The book offers at this point concise and effective references to the best theoretical proposals elaborated within UK universities in the last five years including workflows in place at Oxford, Edinburgh and Imperial College and eventually leans again towards the existential initial question: “What is the library’s role?”.

Chapter 6 (Data management plans as a calling card) presents further case studies of data management plans prepared by eight librarians: students and volunteers will love it as they are an invitation to?… cut and paste. Excuse my malice, but I believe it would be realistically wiser to avoid the publication of such recipes not only because they may propagate wrong or not optimal procedures but also because they demotivate a more creative and investigative attitude towards innovation among librarians that is absolutely critical for advances in data and research data management by their end-users, including teachers and researchers.

Chapter 7 (Essentials of data repositories) offers basic definitions and references to repositories platforms. It is only at this point of the book that the authors introduce the issues of “choosing a metadata scheme” and “converging on a standard”, in relation to repository requirements. Again, the frustration of the classificationist could not be greater while considering that the only reason for choosing a metadata scheme seems to be to allow research data to be queried by search engines and application programming interfaces (APIs) so they can drive more traffic to the Universities’ websites. However, this chapter is a good starting point for readers not familiar with data repositories.

Chapters 8 to 10 (Dealing with sensitive data, Data sharing in the disciplines and Supporting open scholarship and open science) presents the current debate on privacy, collaboration, open access policies and can surely give the reader confidence to join or start the conversation on these topical issues. The quality or assurance aspect of any artificial intelligence or machine learning project is the elephant in the room: who is going to take responsibility of an ethically driven development of big data applications using a massive amount of research data streams?

The array of applications, methods and literature available on research data management outside the library space and even outside the academia is so huge that it is hardly believable that the authors are not aware that a sort of data librarianship culture is developing outside the physical walls and the disciplinary boundaries of the university library concept. The idea of data librarianship as an ancillary field helping with access and storage of data produced by academic researchers and as an extension of traditional library instruction and information or media literacies activities has undoubtedly many organisational, political and tactical advantages: it does not scare anybody, it is easy to share in the whole academic hemisphere, provides valid arguments in support of cross-department collaborations and can reduce friction among faculties on new big data projects, enhances the quality and transferability of the practical skills offered to students and young researchers in any discipline and does not interfere with priorities, methods and sense making processes that fall into the remit of single faculties.

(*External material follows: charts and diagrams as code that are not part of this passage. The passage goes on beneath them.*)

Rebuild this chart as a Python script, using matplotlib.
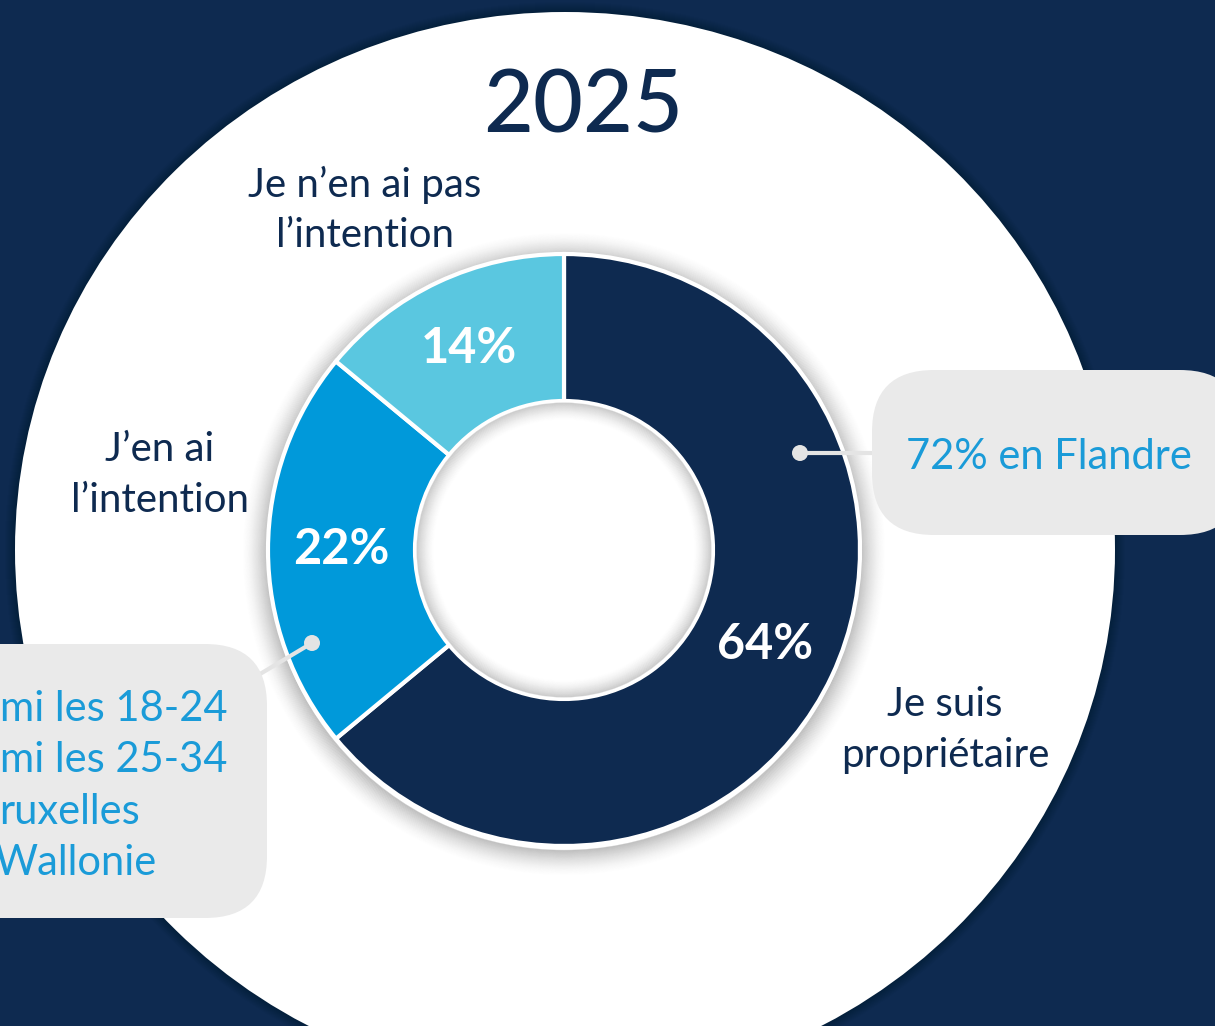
import matplotlib
matplotlib.use("Agg")
import matplotlib.pyplot as plt
from matplotlib import patches

# ---- data ----
categories = ["Je suis\npropriétaire", "J’en ai\nl’intention", "Je n’en ai pas\nl’intention"]
values = [64, 22, 14]
title = "2025"
callout_right = "72% en Flandre"
callout_left = ["mi les 18-24", "mi les 25-34", "ruxelles", "Wallonie"]

# ---- style ----
NAVY = "#0E2A50"
BLUE = "#0099DA"
LIGHT = "#5AC7E0"
TXT_BLUE = "#1A9BD8"
GREY = "#EAEAEA"
LINE_GREY = "#E4E4E4"
colors = [NAVY, BLUE, LIGHT]
FONT = "Lato"

W, H = 1215, 1026
fig = plt.figure(figsize=(W / 100, H / 100), dpi=100, facecolor=NAVY)
ax = fig.add_axes([0, 0, 1, 1])
ax.set_xlim(0, W)
ax.set_ylim(0, H)
ax.axis("off")
ax.set_facecolor(NAVY)

def Y(y):
    return H - y

# big white ellipse with subtle shadow
for j in range(10):
    ax.add_patch(patches.Ellipse((565, Y(550)), 1100 + 2 * (10 - j), 1076 + 2 * (10 - j),
                                 fc="black", ec="none", alpha=0.025, zorder=0.5))
ax.add_patch(patches.Ellipse((565, Y(550)), 1100, 1076, fc="white", ec="none", zorder=1))

cx, cy = 564, Y(550)
R_OUT, R_IN = 296, 149

# outer soft shadow of donut
N = 26
for j in range(N):
    a = 0.20 * (1 - j / N) ** 1.6
    ax.add_patch(patches.Wedge((cx, cy - 4), R_OUT + j + 1.2, 0, 360, width=1.3,
                               fc="black", ec="none", alpha=a, zorder=2))

# donut
wedges, texts, autotexts = ax.pie(
    values, colors=colors, startangle=90, counterclock=False,
    center=(cx, cy), radius=R_OUT, frame=True,
    wedgeprops=dict(width=R_OUT - R_IN, edgecolor="white", linewidth=3),
    autopct=lambda p: f"{p:.0f}%", pctdistance=(R_OUT + R_IN) / 2 / R_OUT,
    textprops=dict(color="white", fontsize=35, fontweight="bold", family=FONT),
)
for w in wedges:
    w.set_zorder(3)
for t in autotexts:
    t.set_zorder(4)
ax.set_xlim(0, W)
ax.set_ylim(0, H)
ax.set_aspect("auto")
ax.axis("off")

# inner hole shadow
M = 18
for j in range(M):
    a = 0.16 * (1 - j / M) ** 1.6
    ax.add_patch(patches.Wedge((cx, cy), R_IN - 1.5 - j, 0, 360, width=1.3,
                               fc="black", ec="none", alpha=a, zorder=3.5))

# title
ax.text(583, Y(108), title, ha="center", va="center", fontsize=62, color=NAVY,
        family=FONT, fontweight="medium", zorder=5)

# category labels
label_pos = [(945, 730), (160, 475), (365, 210)]
for lab, (lx, ly) in zip(categories, label_pos):
    ax.text(lx, Y(ly), lab, ha="center", va="center", fontsize=29, color=NAVY,
            family=FONT, linespacing=1.45, zorder=5)

# right callout
ax.add_patch(patches.FancyBboxPatch((872, Y(535)), 370, 165,
                                    boxstyle="round,pad=0,rounding_size=62",
                                    fc=GREY, ec="none", zorder=6))
ax.plot([800, 874], [Y(453), Y(453)], color=LINE_GREY, lw=3, zorder=5.5,
        solid_capstyle="butt")
ax.add_patch(patches.Circle((800, Y(453)), 8, fc=LINE_GREY, ec="none", zorder=5.6))
ax.text(1049, Y(457), callout_right, ha="center", va="center", fontsize=30,
        color=TXT_BLUE, family=FONT, zorder=7)

# left callout
ax.add_patch(patches.FancyBboxPatch((-80, Y(918)), 347, 274,
                                    boxstyle="round,pad=0,rounding_size=62",
                                    fc=GREY, ec="none", zorder=6))
ax.plot([312, 250], [Y(643), Y(680)], color=LINE_GREY, lw=3, zorder=5.5,
        solid_capstyle="butt")
ax.add_patch(patches.Circle((312, Y(643)), 8, fc=LINE_GREY, ec="none", zorder=5.6))
left_x = [0, 0, -1, -6]
left_y = [709, 760, 812, 863]
for s, lx, ly in zip(callout_left, left_x, left_y):
    ax.text(lx, Y(ly), s, ha="left", va="center", fontsize=30, color=TXT_BLUE,
            family=FONT, zorder=7)

fig.savefig("out.png", dpi=100, facecolor=NAVY)
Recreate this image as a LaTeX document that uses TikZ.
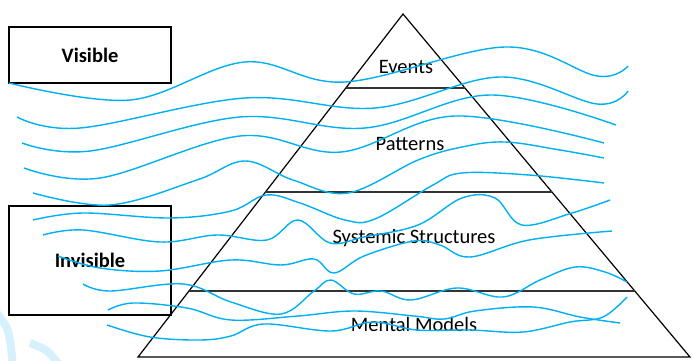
\documentclass[tikz,border=0pt]{standalone}
\usepackage{fontspec}
\setmainfont{Carlito}
\usetikzlibrary{calc}
\definecolor{wave}{HTML}{00B0F0}
\definecolor{wmark}{RGB}{214,240,252}
\tikzstyle{sidebox}=[draw,line width=1.2pt,inner sep=0pt,font=\fontsize{20.5}{24}\selectfont\bfseries]
\tikzstyle{water}=[wave,line width=1.4pt,smooth,tension=0.6]

\begin{document}
\begin{tikzpicture}[x=1pt,y=-1pt]
		\tikzstyle{level}=[inner sep=0pt,anchor=base,font=\fontsize{20.5}{24}\selectfont]
		\useasboundingbox (0,0) rectangle (693,361);
		
		\draw[wmark,line width=8pt] plot[smooth] coordinates {(-4,312) (8,331) (13,366)};
		\draw[wmark,line width=8pt] plot[smooth] coordinates {(30,343) (47,351) (60,366)};
		
		\node[sidebox,minimum width=162pt,minimum height=56pt] (vis) at (90,55) {Visible};
		\node[sidebox,minimum width=162pt,minimum height=109pt] (invis) at (90,260.5) {Invisible};
		
		\coordinate (top) at (403,14);
		\coordinate (bl) at (138,357);
		\coordinate (br) at (690,357);
		\draw[line width=1.2pt] (top) -- (bl) -- (br) -- cycle;
		\draw[line width=1.5pt,black!80] ($(top)!0.2157!(bl)$) -- ($(top)!0.2157!(br)$);
		\draw[line width=1.5pt,black!80] ($(top)!0.519!(bl)$) -- ($(top)!0.519!(br)$);
		\draw[line width=1.5pt,black!80] ($(top)!0.8076!(bl)$) -- ($(top)!0.8076!(br)$);
		
		\node[level] (ev) at (406,74) {Events};
		\node[level] (pa) at (410,150) {Patterns};
		\node[level] (ss) at (414,243) {Systemic Structures};
		\node[level] (mm) at (414,331) {Mental Models};
		
		\draw[water] plot coordinates {(9,83) (130,100) (245,62) (345,82) (505,47) (597,76) (628,66)};
		\draw[water] plot coordinates {(17,117) (80,128) (245,98) (375,108) (500,77) (597,104) (628,91)};
		\draw[water] plot coordinates {(22,143) (90,151) (240,117) (365,128) (490,95) (616,125)};
		\draw[water] plot coordinates {(24,168) (100,178) (240,136) (341,152) (455,116) (604,143)};
		\draw[water] plot coordinates {(33,193) (110,205) (197,180) (245,161) (293,180) (348,193) (418,160) (462,147) (505,142) (560,150) (604,158)};
		\draw[water] plot coordinates {(33,220) (83,213) (170,218) (231,211) (266,195) (300,203) (345,220) (375,219) (433,185) (462,173) (529,175) (604,183)};
		\draw[water] plot coordinates {(43,235) (83,230) (160,242) (217,235) (267,240) (298,220) (330,243) (364,237) (418,225) (462,198) (495,198) (522,225) (572,213) (610,200)};
		\draw[water] plot coordinates {(58,256) (100,268) (160,271) (231,260) (281,265) (314,259) (334,273) (364,256) (414,241) (440,245) (470,257) (529,240) (612,231)};
		\draw[water] plot coordinates {(83,284) (110,291) (183,284) (231,302) (281,314) (314,291) (331,280) (354,294) (381,291) (411,300) (457,288) (503,297) (540,280) (575,267) (605,272) (627,282)};
		\draw[water] plot coordinates {(108,310) (133,303) (187,308) (231,320) (298,316) (354,311) (414,316) (444,319) (475,311) (533,307) (580,317) (620,323)};
		\draw[water] plot coordinates {(107,325) (150,337) (200,340) (231,336) (264,324) (331,331) (373,322) (417,330) (470,330) (523,332) (570,322) (603,317) (627,297)};
		\end{tikzpicture}
\end{document}
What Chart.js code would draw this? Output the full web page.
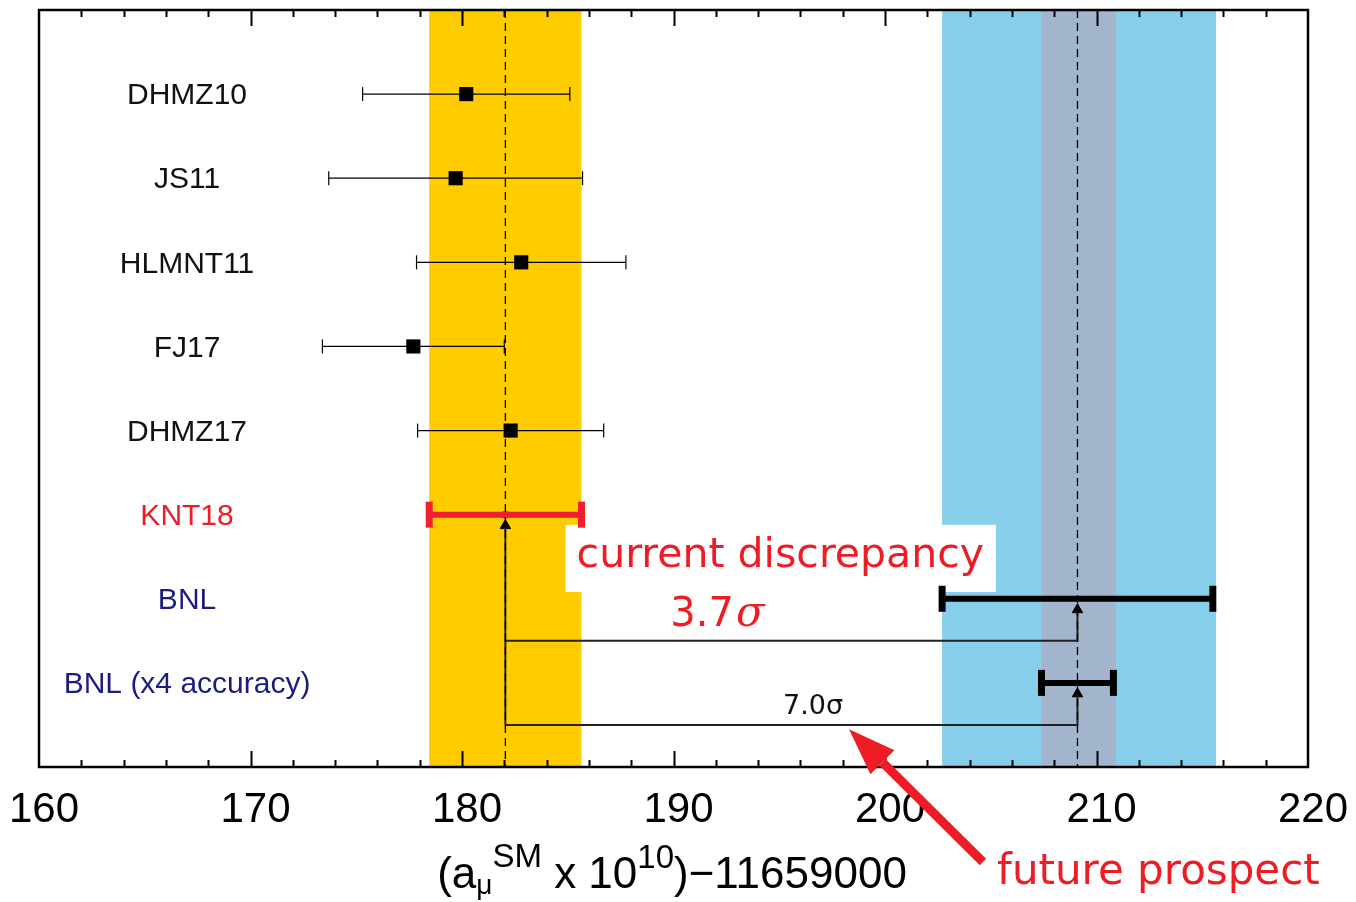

However, sooner than once imagined, the same patrons may require librarians to have a more proactive and constructive vision of their own role, to fill what has been called the “data trust deficit” and to make sense of the unmanned, though efficient, lack of predictable quality in data intelligence automation. The authors avoid putting forward any suggestion in this direction but it must be said that only very recently ethically driven policy developments have been seen in the engineering, statistics and computer science communities.2

In conclusion, the book does what it says on the tin: introduces to a sort of common research data management idiom still very immature that in the effort to be universally accepted and institutionally neutral and never controversial, as an Esperanto, risks remaining anchored to a list of potential unanswered questions about data librarianship—but perhaps I should also concede that a list of potential unanswered questions is all what data ultimately consists of.